Di norma le ragazzine vanno dal ginecologo, accompagnate dalla mamma, in concomitanza con il menarca, cioè con la comparsa delle prime mestruazioni. In Italia, secondo i dati della Società italiana di pediatria preventiva e sociale, corrisponde in media a 12 anni e 4 mesi. Il primo rapporto sessuale, invece, si ha in media a 17 anni.
In teoria, ci sarebbero quindi circa 5 anni di tempo – una visita all’anno - per instaurare con il medico una relazione di conoscenza e di fiducia e per poter chiedere informazioni sui temi della sessualità e della contraccezione.
Il segreto è un dovere etico
In realtà, questa routine è poco perseguita e ancora oggi le ragazzine temono la visita: secondo un’indagine della Società italiana di pediatria e della Società italiana di medicina dell’adolescenza l’88% delle quattordicenni va dal medico con i genitori e, di queste, il 40% vive la situazione con imbarazzo, dovuto soprattutto alla mancanza di conoscenza sui propri diritti in tema di privacy.
Il segreto professionale vale anche per i minorenni? Le norme in merito dicono che se non ci sono motivi specifici legati alla salute della paziente, il medico ha la facoltà e il dovere etico di garantire l’assoluta riservatezza e di non rivelare quindi ai genitori e a nessun altro quanto espresso durante la visita.
Ciò vuol dire che ci si può far prescrivere un anticoncezionale o un contraccettivo d’emergenza (la cosiddetta pillola del giorno dopo) – che per le minorenni necessita di ricetta medica - senza che la mamma venga a saperlo.
Esiste infatti una norma che nega l’accesso ai dati personali e ai documenti amministrativi anche quando questi siano richiesti espressamente dai genitori di minorenni.

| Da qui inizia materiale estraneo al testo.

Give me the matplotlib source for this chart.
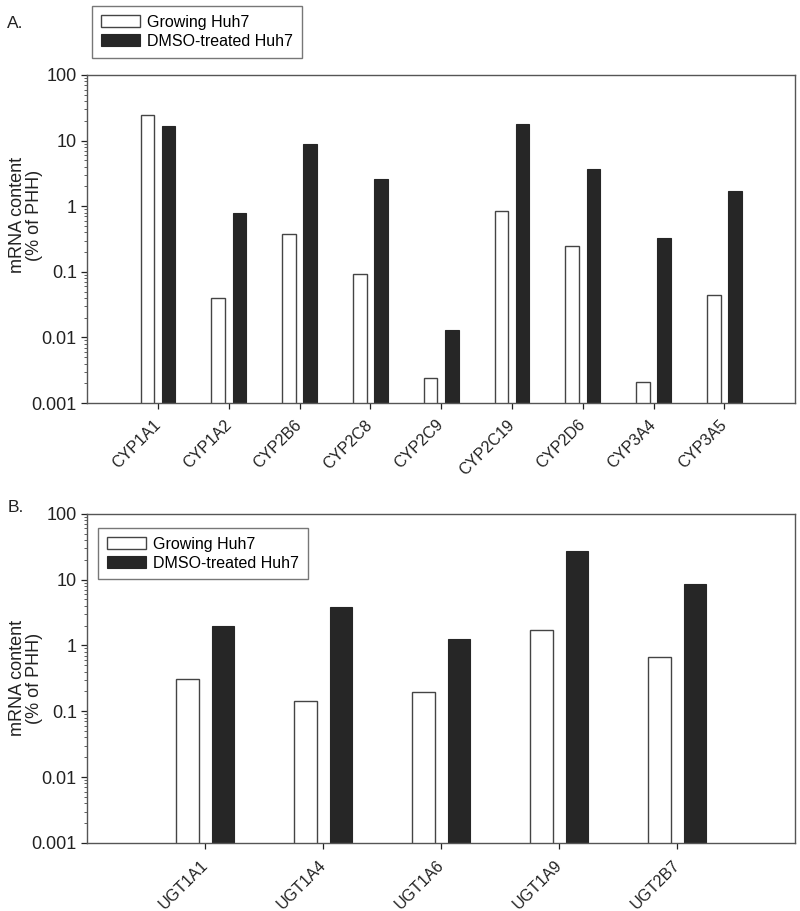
import numpy as np
import matplotlib.pyplot as plt
from matplotlib.ticker import LogLocator, FixedFormatter, FixedLocator

plt.rcParams['font.family'] = ['Liberation Sans', 'DejaVu Sans']

# Panel A - CYP mRNA (% of PHH)
cyp_genes = ["CYP1A1", "CYP1A2", "CYP2B6", "CYP2C8", "CYP2C9",
             "CYP2C19", "CYP2D6", "CYP3A4", "CYP3A5"]
cyp_growing = [24.6, 0.040, 0.38, 0.092, 0.0024, 0.84, 0.25, 0.0021, 0.044]
cyp_dmso = [16.5, 0.80, 9.0, 2.6, 0.013, 17.9, 3.65, 0.33, 1.72]

# Panel B - UGT mRNA (% of PHH)
ugt_genes = ["UGT1A1", "UGT1A4", "UGT1A6", "UGT1A9", "UGT2B7"]
ugt_growing = [0.31, 0.142, 0.195, 1.70, 0.67]
ugt_dmso = [2.0, 3.84, 1.26, 27.2, 8.5]

series_names = ["Growing Huh7", "DMSO-treated Huh7"]
ytick_vals = [0.001, 0.01, 0.1, 1, 10, 100]
ytick_labels = ["0.001", "0.01", "0.1", "1", "10", "100"]

fig = plt.figure(figsize=(8, 9.11), dpi=100)
axA = fig.add_axes([0.109, 0.5576, 0.885, 0.3601])
axB = fig.add_axes([0.109, 0.0747, 0.885, 0.3614])

spine_col = "#555555"
dark = "#262626"
txt = "#222222"


def draw_panel(ax, genes, grow, dmso, label_y):
    x = np.arange(len(genes))
    w = 0.19
    b1 = ax.bar(x - 0.15, grow, w, color="white", edgecolor="#444444", linewidth=1.0)
    b2 = ax.bar(x + 0.15, dmso, w, color=dark, edgecolor=dark, linewidth=0.8)
    ax.set_yscale("log")
    ax.set_ylim(0.001, 100)
    ax.set_xlim(-1, len(genes))
    ax.yaxis.set_major_locator(FixedLocator(ytick_vals))
    ax.yaxis.set_major_formatter(FixedFormatter(ytick_labels))
    ax.yaxis.set_minor_locator(LogLocator(base=10, subs=np.arange(2, 10)))
    ax.yaxis.set_minor_formatter(FixedFormatter([]))
    ax.set_xticks(x)
    ax.set_xticklabels(genes, rotation=45, ha="right", va="center", rotation_mode="anchor")
    ax.tick_params(axis="y", which="major", labelsize=13, colors=txt, length=4, width=0.9)
    ax.tick_params(axis="x", which="major", labelsize=11.5, colors=txt, length=4, width=0.9,
                   pad=10)
    ax.tick_params(axis="y", which="minor", length=2.5, width=0.6, color="#444444")
    for s in ax.spines.values():
        s.set_color(spine_col)
        s.set_linewidth(1.0)
    ax.set_ylabel("mRNA content\n(% of PHH)", fontsize=13, color=txt, linespacing=1.0)
    ax.yaxis.set_label_coords(-0.062, label_y)
    return b1, b2


hA = draw_panel(axA, cyp_genes, cyp_growing, cyp_dmso, 0.573)
hB = draw_panel(axB, ugt_genes, ugt_growing, ugt_dmso, 0.5)

leg_kw = dict(fontsize=11.5, frameon=True, fancybox=False, edgecolor="#555555",
              handlelength=2.45, handleheight=0.8, labelspacing=0.25, borderpad=0.55,
              handletextpad=0.45, borderaxespad=0)
legA = fig.legend(hA, series_names, loc="upper left", bbox_to_anchor=(0.115, 0.9934), **leg_kw)
legA.get_frame().set_linewidth(1.0)

legB = axB.legend(hB, series_names, loc="upper left", bbox_to_anchor=(0.0155, 0.957), **leg_kw)
legB.get_frame().set_linewidth(1.0)

fig.text(0.009, 0.9737, "A.", fontsize=12.5, color=txt, va="center")
fig.text(0.009, 0.4424, "B.", fontsize=12.5, color=txt, va="center")

plt.savefig("out.png", dpi=100)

Non solo, i minorenni possono rivolgersi alle strutture sanitarie e ai consultori che, per legge, hanno il dovere di somministrare su prescrizione medica i mezzi necessari per conseguire le finalità liberamente scelte in ordine alla procreazione responsabile anche ai minori.
Il diritto alla privacy vale anche in caso di interruzione volontaria di gravidanza. In realtà, la legge 194/78, all’articolo 12, impone per le minorenni il consenso dei genitori o tutori ma, qualora non ci fosse, il consultorio familiare o il medico che rilascia il certificato di gravidanza in atto si devono rivolgere al Giudice tutelare entro 7 giorni. E il Giudice, entro 5 giorni dalla richiesta e ascoltate le motivazioni della minorenne, autorizzerà l’interruzione volontaria di gravidanza.
Il diritto alla privacy è quindi sostanzialmente previsto e garantito. Sarebbe però ovviamente auspicabile, anche da parte dei ginecologi, che tra genitori e figlie si instauri un dialogo aperto e sincero su tutti i temi che riguardano la sessualità.